Nombreux sont ceux qui voient dans la construction européenne, pour le revendiquer ou pour le dénoncer, une démarche de « despotisme éclairé ». Ce ne sont pas les électeurs, ce ne sont pas les peuples qui la mettent en oeuvre, ce sont les banquiers, les professeurs et les fonctionnaires, qui vont être capables d’édifier le cadre institutionnel supranational, en appliquant les lois de l’économie, et en respectant les principes du droit, qui limitent a priori la volonté irresponsable des peuples. Pour les avocats de ce nouveau despotisme salutaire, dès lors que la sécurité et le niveau de vie sont assurés pour la majorité des gouvernés, le but est atteint, et la preuve est apportée que seuls des spécialistes de la gouvernance pouvaient y parvenir. Ainsi la Grèce est tirée d’affaire. La croissance est revenue, le chômage est tombé en-dessous de 20%. le tourisme prospère…. mais 350 000 Grecs ont quitté le pays, des dizaines de milliers d’entreprises ont fait faillite, le revenu des ménages a baissé d’un tiers, et la dette publique atteint 180% du PIB. Le malade est mort guéri, puisque la Grèce, obligée de vendre tous ses bijoux de famille, n’est plus que l’ombre d’elle-même, privée de toute souveraineté.
Pour ses accusateurs, cette évolution, cet effacement de la démocratie n’a rien d’inévitable. Comme toute conduite collective, celle-ci est déterminée par une pensée sous-jacente, en l’occurrence par une idéologie, celle du progrès, vu sous ses deux aspects : progrès de l’économie par la mondialisation des échanges, progrès du droit, par l’accroissement des libertés individuelles. L’Europe est bercée dans un sommeil mortel par ces deux chansons : sa population vieillit, et se trouve peu à peu remplacée au nom des besoins économiques, par des populations qui ne partagent pas les mêmes valeurs et affaiblissent sa sécurité.
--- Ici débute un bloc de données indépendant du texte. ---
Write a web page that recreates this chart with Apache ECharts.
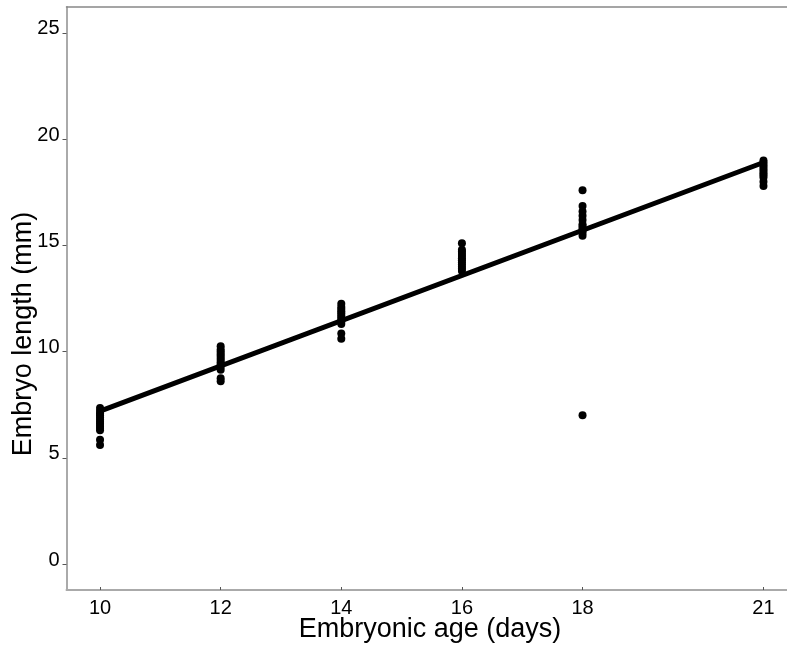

Sa puissance économique de plus en plus fondée sur la consommation va se réduire par rapport aux autres continents au fur et à mesure de leurs progrès technologiques. Les inégalités entre les nations européennes et à l’intérieur de chacune vont s’accroître. Le fossé va s’élargir entre l’élite mondialisée et les populations périphériques. La construction européenne est une machine à jeter les peuples avec l’eau de la démocratie. C’est aux peuples d’arrêter courageusement le processus, et ce mouvement de survie s’appelle le populisme.